* REQUEST
Quote each line of the material verbatim, without the pictures.

____________________

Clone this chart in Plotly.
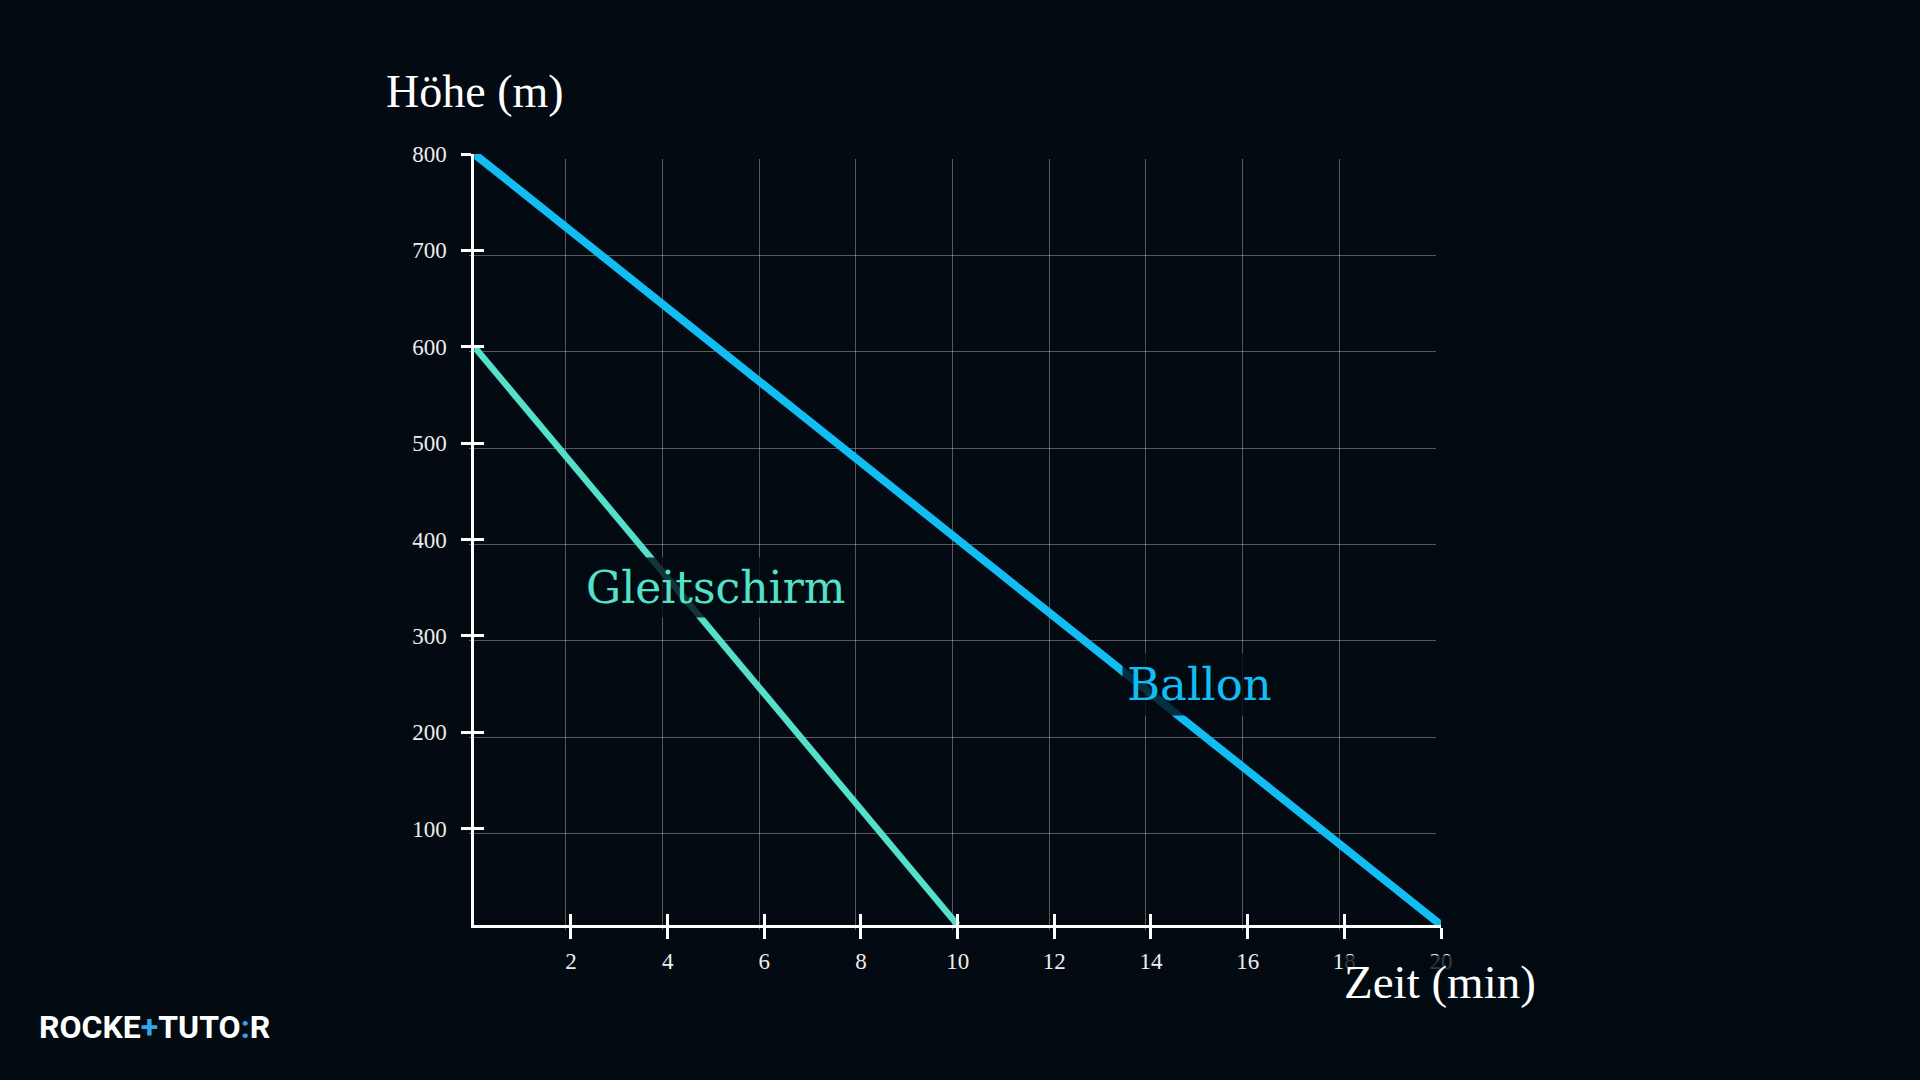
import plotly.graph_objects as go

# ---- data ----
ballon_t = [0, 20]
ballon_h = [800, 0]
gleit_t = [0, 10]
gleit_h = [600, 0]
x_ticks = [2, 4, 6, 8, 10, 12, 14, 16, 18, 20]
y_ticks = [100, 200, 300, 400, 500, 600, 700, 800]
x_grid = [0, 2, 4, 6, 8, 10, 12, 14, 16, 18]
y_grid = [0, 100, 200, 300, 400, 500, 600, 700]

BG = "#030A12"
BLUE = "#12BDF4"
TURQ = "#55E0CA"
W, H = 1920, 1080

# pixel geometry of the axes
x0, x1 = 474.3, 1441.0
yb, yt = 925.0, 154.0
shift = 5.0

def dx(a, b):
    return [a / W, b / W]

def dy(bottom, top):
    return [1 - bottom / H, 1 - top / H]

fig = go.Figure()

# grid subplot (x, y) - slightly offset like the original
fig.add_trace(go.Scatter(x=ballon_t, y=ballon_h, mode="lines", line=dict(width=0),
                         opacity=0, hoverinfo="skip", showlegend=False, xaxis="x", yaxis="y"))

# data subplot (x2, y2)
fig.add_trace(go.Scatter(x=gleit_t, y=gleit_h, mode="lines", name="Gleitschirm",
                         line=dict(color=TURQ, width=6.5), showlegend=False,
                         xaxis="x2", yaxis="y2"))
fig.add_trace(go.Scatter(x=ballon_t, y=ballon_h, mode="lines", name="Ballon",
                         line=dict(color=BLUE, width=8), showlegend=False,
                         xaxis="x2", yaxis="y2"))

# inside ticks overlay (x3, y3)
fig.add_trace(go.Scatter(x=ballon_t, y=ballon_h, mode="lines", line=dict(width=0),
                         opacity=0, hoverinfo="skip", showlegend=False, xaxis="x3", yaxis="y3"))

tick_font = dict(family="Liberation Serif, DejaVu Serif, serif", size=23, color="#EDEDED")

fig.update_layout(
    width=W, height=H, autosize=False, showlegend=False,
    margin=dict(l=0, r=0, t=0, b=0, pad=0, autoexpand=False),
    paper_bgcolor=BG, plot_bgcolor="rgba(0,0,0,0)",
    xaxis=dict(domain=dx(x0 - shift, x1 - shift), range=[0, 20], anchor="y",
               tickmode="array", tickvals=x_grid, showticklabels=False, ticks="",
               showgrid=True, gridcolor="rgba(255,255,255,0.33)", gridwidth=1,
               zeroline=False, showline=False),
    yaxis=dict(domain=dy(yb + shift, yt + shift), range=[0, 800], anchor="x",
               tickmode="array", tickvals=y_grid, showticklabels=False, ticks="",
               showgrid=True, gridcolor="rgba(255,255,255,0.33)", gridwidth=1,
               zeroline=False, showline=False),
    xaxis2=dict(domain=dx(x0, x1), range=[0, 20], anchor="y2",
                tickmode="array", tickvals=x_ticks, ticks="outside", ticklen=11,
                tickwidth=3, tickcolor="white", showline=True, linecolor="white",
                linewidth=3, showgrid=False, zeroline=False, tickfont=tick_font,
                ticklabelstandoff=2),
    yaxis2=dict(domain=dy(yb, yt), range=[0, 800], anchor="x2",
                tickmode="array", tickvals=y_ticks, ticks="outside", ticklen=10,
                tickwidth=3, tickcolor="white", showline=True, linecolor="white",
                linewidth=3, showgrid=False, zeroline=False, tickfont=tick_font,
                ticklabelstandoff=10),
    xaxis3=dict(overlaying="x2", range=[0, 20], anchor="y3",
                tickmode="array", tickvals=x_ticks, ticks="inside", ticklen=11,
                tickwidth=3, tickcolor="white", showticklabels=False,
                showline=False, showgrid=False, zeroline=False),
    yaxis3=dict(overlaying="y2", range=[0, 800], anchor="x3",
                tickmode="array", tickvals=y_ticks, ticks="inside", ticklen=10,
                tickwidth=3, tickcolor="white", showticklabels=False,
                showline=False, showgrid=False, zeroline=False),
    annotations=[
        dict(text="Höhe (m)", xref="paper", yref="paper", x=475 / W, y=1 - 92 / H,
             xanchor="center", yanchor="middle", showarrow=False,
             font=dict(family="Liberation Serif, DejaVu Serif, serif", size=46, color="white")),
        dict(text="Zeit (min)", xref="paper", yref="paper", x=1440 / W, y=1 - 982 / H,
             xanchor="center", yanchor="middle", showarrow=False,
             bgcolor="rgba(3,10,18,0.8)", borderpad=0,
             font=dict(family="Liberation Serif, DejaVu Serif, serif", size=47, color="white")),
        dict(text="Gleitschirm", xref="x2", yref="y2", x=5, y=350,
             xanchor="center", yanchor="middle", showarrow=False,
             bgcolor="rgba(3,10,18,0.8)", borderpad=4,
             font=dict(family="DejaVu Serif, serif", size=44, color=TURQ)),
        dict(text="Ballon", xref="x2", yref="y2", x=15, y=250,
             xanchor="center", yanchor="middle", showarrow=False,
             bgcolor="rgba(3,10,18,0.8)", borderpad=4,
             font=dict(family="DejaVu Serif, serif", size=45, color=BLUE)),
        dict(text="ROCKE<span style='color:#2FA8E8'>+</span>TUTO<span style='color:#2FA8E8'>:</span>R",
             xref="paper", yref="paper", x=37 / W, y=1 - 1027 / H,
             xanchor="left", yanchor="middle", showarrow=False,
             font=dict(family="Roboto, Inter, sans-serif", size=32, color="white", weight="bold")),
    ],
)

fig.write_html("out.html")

____________________

* RESULT OF THE TASK
Clone this chart in Plotly.
import plotly.graph_objects as go

# ---- data ----
ballon_t = [0, 20]
ballon_h = [800, 0]
gleit_t = [0, 10]
gleit_h = [600, 0]
x_ticks = [2, 4, 6, 8, 10, 12, 14, 16, 18, 20]
y_ticks = [100, 200, 300, 400, 500, 600, 700, 800]
x_grid = [0, 2, 4, 6, 8, 10, 12, 14, 16, 18]
y_grid = [0, 100, 200, 300, 400, 500, 600, 700]

BG = "#030A12"
BLUE = "#12BDF4"
TURQ = "#55E0CA"
W, H = 1920, 1080

# pixel geometry of the axes
x0, x1 = 474.3, 1441.0
yb, yt = 925.0, 154.0
shift = 5.0

def dx(a, b):
    return [a / W, b / W]

def dy(bottom, top):
    return [1 - bottom / H, 1 - top / H]

fig = go.Figure()

# grid subplot (x, y) - slightly offset like the original
fig.add_trace(go.Scatter(x=ballon_t, y=ballon_h, mode="lines", line=dict(width=0),
                         opacity=0, hoverinfo="skip", showlegend=False, xaxis="x", yaxis="y"))

# data subplot (x2, y2)
fig.add_trace(go.Scatter(x=gleit_t, y=gleit_h, mode="lines", name="Gleitschirm",
                         line=dict(color=TURQ, width=6.5), showlegend=False,
                         xaxis="x2", yaxis="y2"))
fig.add_trace(go.Scatter(x=ballon_t, y=ballon_h, mode="lines", name="Ballon",
                         line=dict(color=BLUE, width=8), showlegend=False,
                         xaxis="x2", yaxis="y2"))

# inside ticks overlay (x3, y3)
fig.add_trace(go.Scatter(x=ballon_t, y=ballon_h, mode="lines", line=dict(width=0),
                         opacity=0, hoverinfo="skip", showlegend=False, xaxis="x3", yaxis="y3"))

tick_font = dict(family="Liberation Serif, DejaVu Serif, serif", size=23, color="#EDEDED")

fig.update_layout(
    width=W, height=H, autosize=False, showlegend=False,
    margin=dict(l=0, r=0, t=0, b=0, pad=0, autoexpand=False),
    paper_bgcolor=BG, plot_bgcolor="rgba(0,0,0,0)",
    xaxis=dict(domain=dx(x0 - shift, x1 - shift), range=[0, 20], anchor="y",
               tickmode="array", tickvals=x_grid, showticklabels=False, ticks="",
               showgrid=True, gridcolor="rgba(255,255,255,0.33)", gridwidth=1,
               zeroline=False, showline=False),
    yaxis=dict(domain=dy(yb + shift, yt + shift), range=[0, 800], anchor="x",
               tickmode="array", tickvals=y_grid, showticklabels=False, ticks="",
               showgrid=True, gridcolor="rgba(255,255,255,0.33)", gridwidth=1,
               zeroline=False, showline=False),
    xaxis2=dict(domain=dx(x0, x1), range=[0, 20], anchor="y2",
                tickmode="array", tickvals=x_ticks, ticks="outside", ticklen=11,
                tickwidth=3, tickcolor="white", showline=True, linecolor="white",
                linewidth=3, showgrid=False, zeroline=False, tickfont=tick_font,
                ticklabelstandoff=2),
    yaxis2=dict(domain=dy(yb, yt), range=[0, 800], anchor="x2",
                tickmode="array", tickvals=y_ticks, ticks="outside", ticklen=10,
                tickwidth=3, tickcolor="white", showline=True, linecolor="white",
                linewidth=3, showgrid=False, zeroline=False, tickfont=tick_font,
                ticklabelstandoff=10),
    xaxis3=dict(overlaying="x2", range=[0, 20], anchor="y3",
                tickmode="array", tickvals=x_ticks, ticks="inside", ticklen=11,
                tickwidth=3, tickcolor="white", showticklabels=False,
                showline=False, showgrid=False, zeroline=False),
    yaxis3=dict(overlaying="y2", range=[0, 800], anchor="x3",
                tickmode="array", tickvals=y_ticks, ticks="inside", ticklen=10,
                tickwidth=3, tickcolor="white", showticklabels=False,
                showline=False, showgrid=False, zeroline=False),
    annotations=[
        dict(text="Höhe (m)", xref="paper", yref="paper", x=475 / W, y=1 - 92 / H,
             xanchor="center", yanchor="middle", showarrow=False,
             font=dict(family="Liberation Serif, DejaVu Serif, serif", size=46, color="white")),
        dict(text="Zeit (min)", xref="paper", yref="paper", x=1440 / W, y=1 - 982 / H,
             xanchor="center", yanchor="middle", showarrow=False,
             bgcolor="rgba(3,10,18,0.8)", borderpad=0,
             font=dict(family="Liberation Serif, DejaVu Serif, serif", size=47, color="white")),
        dict(text="Gleitschirm", xref="x2", yref="y2", x=5, y=350,
             xanchor="center", yanchor="middle", showarrow=False,
             bgcolor="rgba(3,10,18,0.8)", borderpad=4,
             font=dict(family="DejaVu Serif, serif", size=44, color=TURQ)),
        dict(text="Ballon", xref="x2", yref="y2", x=15, y=250,
             xanchor="center", yanchor="middle", showarrow=False,
             bgcolor="rgba(3,10,18,0.8)", borderpad=4,
             font=dict(family="DejaVu Serif, serif", size=45, color=BLUE)),
        dict(text="ROCKE<span style='color:#2FA8E8'>+</span>TUTO<span style='color:#2FA8E8'>:</span>R",
             xref="paper", yref="paper", x=37 / W, y=1 - 1027 / H,
             xanchor="left", yanchor="middle", showarrow=False,
             font=dict(family="Roboto, Inter, sans-serif", size=32, color="white", weight="bold")),
    ],
)

fig.write_html("out.html")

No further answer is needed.